Specifics for your hits:
- MYC_UP.V1_DN (NES +1.76): These are genes repressed by MYC overexpression (e.g., cell cycle inhibitors or apoptosis inducers that MYC normally shuts down). Upregulation here implies reduced MYC activity--your samples might show MYC pathway inhibition, perhaps due to a treatment, mutation, or context (e.g., tumor suppressor activation). Opposite of what you'd see with MYC amplification.
- VEGF_A_UP.V1_DN (NES +1.85): Genes repressed by VEGF-A signaling (e.g., anti-angiogenic factors that VEGF normally suppresses to promote vessel growth). Upregulation suggests attenuated VEGF-A pathway, like reduced angiogenesis signaling--common in anti-VEGF therapies or hypoxic responses.
In contrast, a positive NES for the paired _UP set (e.g., MYC_UP.V1_UP) would indicate pathway activation.
| Gene Set |
Perturbation |
Suffix Meaning |
Positive NES Interpretation |
| MYC_UP.V1_DN |
MYC overexpression |
Genes downregulated by MYC |
MYC repression reversed -> Pathway inhibited |
| VEGF_A_UP.V1_DN |
VEGF-A activation |
Genes downregulated by VEGF-A |
VEGF-A repression reversed -> Angiogenesis suppressed |
References and Tips
- MSigDB C6 Docs: Primary source--Oncogenic Signatures.

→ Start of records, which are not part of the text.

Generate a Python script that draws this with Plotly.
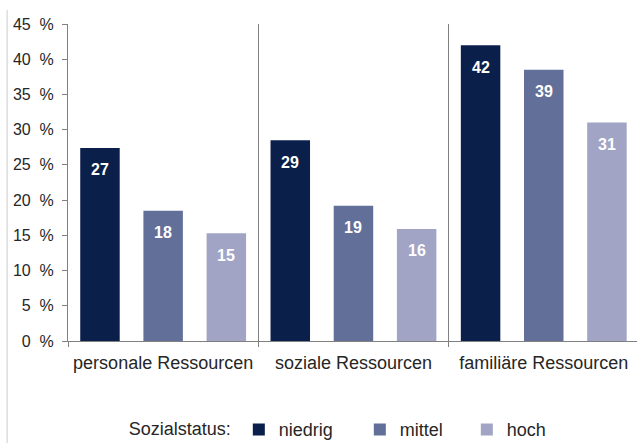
import plotly.graph_objects as go

categories = ["personale Ressourcen", "soziale Ressourcen", "familiäre Ressourcen"]
series_names = ["niedrig", "mittel", "hoch"]
values_niedrig = [27.4, 28.5, 42.0]
values_mittel = [18.5, 19.2, 38.5]
values_hoch = [15.3, 15.9, 31.0]
labels_niedrig = ["27", "29", "42"]
labels_mittel = ["18", "19", "39"]
labels_hoch = ["15", "16", "31"]
y_ticks = [0, 5, 10, 15, 20, 25, 30, 35, 40, 45]

colors = ["#0b1f4b", "#626f99", "#a1a4c5"]
legend_widths = [76, 62, None]
series_values = [values_niedrig, values_mittel, values_hoch]
series_labels = [labels_niedrig, labels_mittel, labels_hoch]

FONT = "Liberation Sans, Arial, sans-serif"
BARGAP = 0.004

fig = go.Figure()
for name, vals, col, lw in zip(series_names, series_values, colors, legend_widths):
    kw = {} if lw is None else dict(legendwidth=lw)
    fig.add_trace(go.Bar(x=categories, y=vals, name=name,
                         marker=dict(color=col, line=dict(width=0)), **kw))

slot = (1 - BARGAP) / len(series_names)
annotations = []
for i, (vals, labs) in enumerate(zip(series_values, series_labels)):
    for j, (v, lab) in enumerate(zip(vals, labs)):
        annotations.append(dict(
            x=j + (i - 1) * slot, y=v, xref="x", yref="y", text=lab, showarrow=False,
            yshift=-22, yanchor="middle",
            font=dict(family=FONT, size=16, color="white", weight="bold"),
        ))

fig.update_layout(
    width=637, height=443, autosize=False,
    margin=dict(l=68, r=0, t=24, b=102),
    paper_bgcolor="white", plot_bgcolor="white",
    barmode="group", bargap=BARGAP, bargroupgap=0.375,
    font=dict(family=FONT, size=15, color="#262626"),
    annotations=annotations,
    showlegend=True,
    legend=dict(
        orientation="h", xref="container", yref="container",
        x=0.199, xanchor="left", y=0.03, yanchor="middle",
        title=dict(text="Sozialstatus:", side="left", font=dict(size=18, color="#262626")),
        font=dict(size=18, color="#262626"),
        itemclick=False, traceorder="normal",
    ),
    shapes=[dict(type="line", xref="paper", yref="paper", x0=-0.107, x1=-0.107, y0=-0.33, y1=1.044,
                 line=dict(color="#cccccc", width=1))],
)

fig.update_xaxes(
    type="category", categoryorder="array", categoryarray=categories,
    range=[-0.5, 2.49],
    tickson="boundaries", ticks="outside", ticklen=5, tickcolor="#808080",
    showgrid=True, gridcolor="#808080", gridwidth=1,
    showline=True, linecolor="#808080", linewidth=1,
    tickfont=dict(size=18, color="#262626"),
    ticklabelstandoff=5,
)
fig.update_yaxes(
    range=[0, 45], tickvals=y_ticks, ticktext=[f"{t}\u00a0\u00a0%" for t in y_ticks],
    ticks="outside", ticklen=5, tickcolor="#808080",
    showgrid=False, zeroline=False,
    showline=True, linecolor="#808080", linewidth=1,
    tickfont=dict(size=16, color="#262626"),
    ticklabelstandoff=5,
)

fig.write_html("out.html", config={"displayModeBar": False},
               post_script="document.body.style.margin='0px';")
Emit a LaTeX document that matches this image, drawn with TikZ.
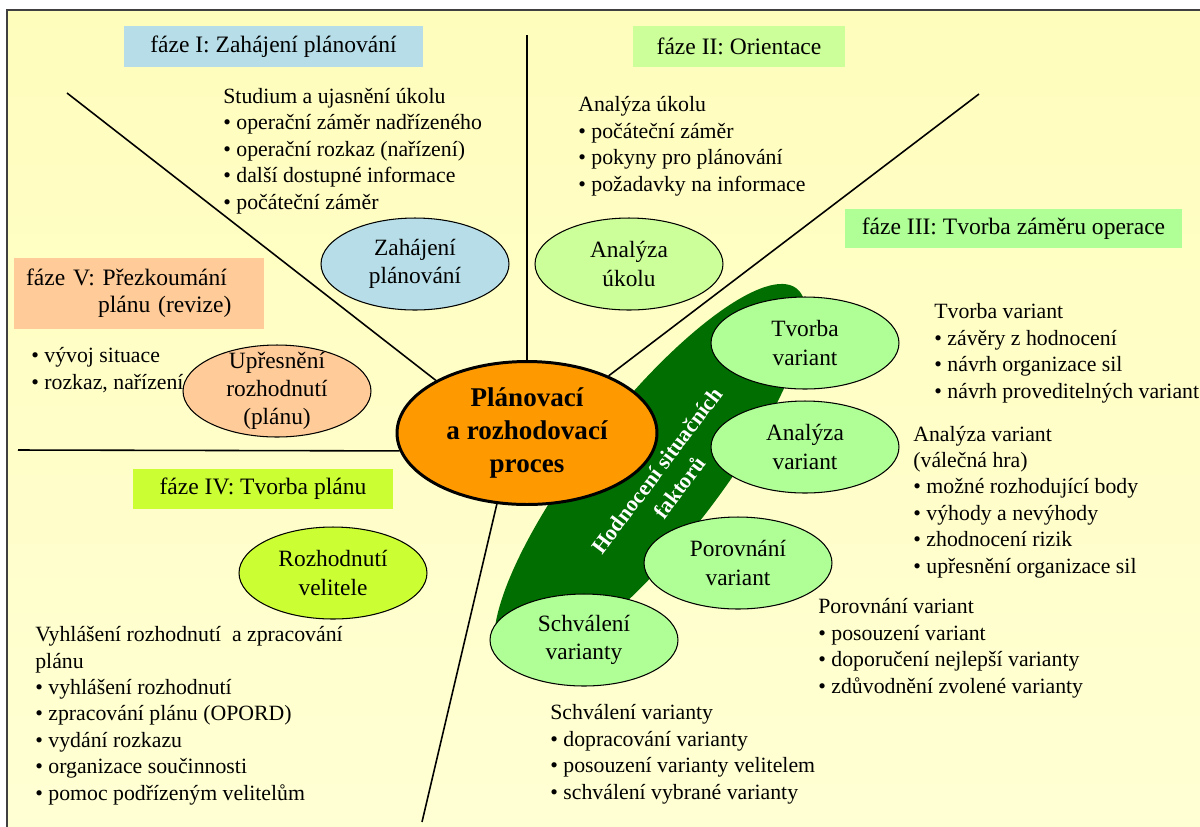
\documentclass[tikz,border=0pt]{standalone}
\usepackage{fontspec}
\setmainfont{Liberation Serif}
\usetikzlibrary{shapes.geometric}
\definecolor{bgtop}{RGB}{255,253,188}
\definecolor{bgbot}{RGB}{255,255,212}
\definecolor{phblue}{RGB}{183,222,232}
\definecolor{phgreen}{RGB}{204,255,153}
\definecolor{vargreen}{RGB}{176,255,150}
\definecolor{phpeach}{RGB}{255,204,153}
\definecolor{phlime}{RGB}{204,255,51}
\definecolor{cenorange}{RGB}{255,153,0}
\definecolor{banddark}{RGB}{0,110,0}
\newcommand{\listfont}{\fontsize{12.4}{15}\selectfont}
\newcommand{\phasefont}{\fontsize{13.4}{15.5}\selectfont}
\newcommand{\ellfont}{\fontsize{13.3}{16}\selectfont}
\newcommand{\cenfont}{\fontsize{15.4}{18.7}\selectfont\bfseries}
\newcommand{\bandfont}{\fontsize{12.5}{16}\selectfont\bfseries}

\begin{document}
\begin{tikzpicture}
[x=0.02cm, y=-0.02cm,
 lin/.style={line width=0.9pt},
 ell/.style={ellipse, draw, line width=0.6pt, minimum width=3.76cm, minimum height=1.84cm,
   inner sep=0pt, align=center, font=\ellfont},
 phase/.style={rectangle, inner sep=0pt, align=center, font=\phasefont},
 list/.style={anchor=base west, align=left, inner sep=0pt, font=\listfont}]
\useasboundingbox (0,0) rectangle (1200,826);
\clip (0,0) rectangle (1200,826);
\shade[top color=bgtop, bottom color=bgbot] (7,10) rectangle (1210,836); %% background
\draw[line width=1pt, black!75] (7,836) -- (7,10) -- (1210,10); %% frame
%%
\node[phase, fill=phblue, minimum width=5.98cm, minimum height=0.82cm] (f1) at (273.5,46.5) {fáze I: Zahájení plánování};
\node[phase, fill=phgreen, minimum width=4.24cm, minimum height=0.82cm] (f2) at (739,46.5) {fáze II: Orientace};
\node[phase, fill=vargreen, minimum width=6.74cm, minimum height=0.78cm] (f3) at (1013.5,228.5) {fáze III: Tvorba záměru operace};
\node[phase, fill=phlime, minimum width=5.2cm, minimum height=0.8cm] (f4) at (263,489) {fáze IV: Tvorba plánu};
\node[phase, fill=phpeach, minimum width=5cm, minimum height=1.42cm, align=left,
  text width=4.52cm, inner xsep=0.24cm] (f5) at (139,293.5) {fáze V: Přezkoumání\\\hspace*{1.44cm}plánu (revize)};
%% text blocks, placed at the baseline of their last line
\node[list] (t1) at (223,209) {Studium a ujasnění úkolu\\• operační záměr nadřízeného\\• operační rozkaz (nařízení)\\• další dostupné informace\\• počáteční záměr};
\node[list] (t2) at (578,191) {Analýza úkolu\\• počáteční záměr\\• pokyny pro plánování\\• požadavky na informace};
\node[list] (t3) at (934,398) {Tvorba variant\\• závěry z hodnocení\\• návrh organizace sil\\• návrh proveditelných variant};
\node[list] (t4) at (913,573) {Analýza variant\\(válečná hra)\\• možné rozhodující body\\• výhody a nevýhody\\• zhodnocení rizik\\• upřesnění organizace sil};
\node[list] (t5) at (818,693) {Porovnání variant\\• posouzení variant\\• doporučení nejlepší varianty\\• zdůvodnění zvolené varianty};
\node[list] (t6) at (550,799) {Schválení varianty\\• dopracování varianty\\• posouzení varianty velitelem\\• schválení vybrané varianty};
\node[list] (t7) at (35,800) {Vyhlášení rozhodnutí~ a zpracování\\plánu\\• vyhlášení rozhodnutí\\• zpracování plánu (OPORD)\\• vydání rozkazu\\• organizace součinnosti\\• pomoc podřízeným velitelům};
\node[list] (t8) at (31,389) {• vývoj situace\\• rozkaz, nařízení};
%%
\fill[banddark, rotate around={52:(650,476)}] (650,476) ellipse (238 and 67); %% band
\node[font=\bandfont, text=white, align=center, rotate=53] (band) at (668,479) {Hodnocení situačních\\faktorů};
%%
\node[ell, fill=phblue] (zah) at (415,264) {Zahájení\\plánování};
\node[ell, fill=phgreen] (anu) at (629,264) {Analýza\\úkolu};
\node[ell, fill=phpeach, inner ysep=-8pt] (upr) at (277,391) {Upřesnění\\rozhodnutí\\(plánu)};
\node[ell, fill=phlime] (roz) at (333,573) {Rozhodnutí\\velitele};
\node[ell, fill=vargreen] (tvo) at (805,343) {Tvorba\\variant};
\node[ell, fill=vargreen] (anv) at (805,447) {Analýza\\variant};
\node[ell, fill=vargreen] (por) at (738,563) {Porovnání\\variant};
\node[ell, fill=vargreen] (sch) at (584,640) {Schválení\\varianty};
\node[ellipse, draw, fill=cenorange, line width=1.7pt, minimum width=5.2cm, minimum height=2.86cm,
  inner sep=0pt, align=center, font=\cenfont] (cen) at (527,433) {Plánovací\\a rozhodovací\\proces};
%%
\coordinate (la) at (67,93);
\coordinate (lb) at (527,35);
\coordinate (lc) at (979,94);
\coordinate (ld) at (18,450);
\coordinate (le) at (422,822);
\draw[lin] (la) -- (cen.150);
\draw[lin] (lb) -- (cen.north);
\draw[lin] (lc) -- (cen.35);
\draw[lin] (ld) -- (cen.188);
\draw[lin] (le) -- (cen.247);
\end{tikzpicture}
\end{document}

Search your sets there for exact origins.
- GSEA User Guide: Subramanian et al. (2005, PNAS) for NES/FDR details; Liberzon et al. (2015, PNAS) for MSigDB curation.
- Pro Tip: Visualize with GSEA's Enrichment Plot or tools like fgsea/enrichplot in R to see leading-edge genes. Also, run the paired _UP sets to confirm directionality.
- If your dataset is RNA-seq from cancer, consider integrating with tools like GSVA for score-based validation.
Hope this clarifies things.
Kevin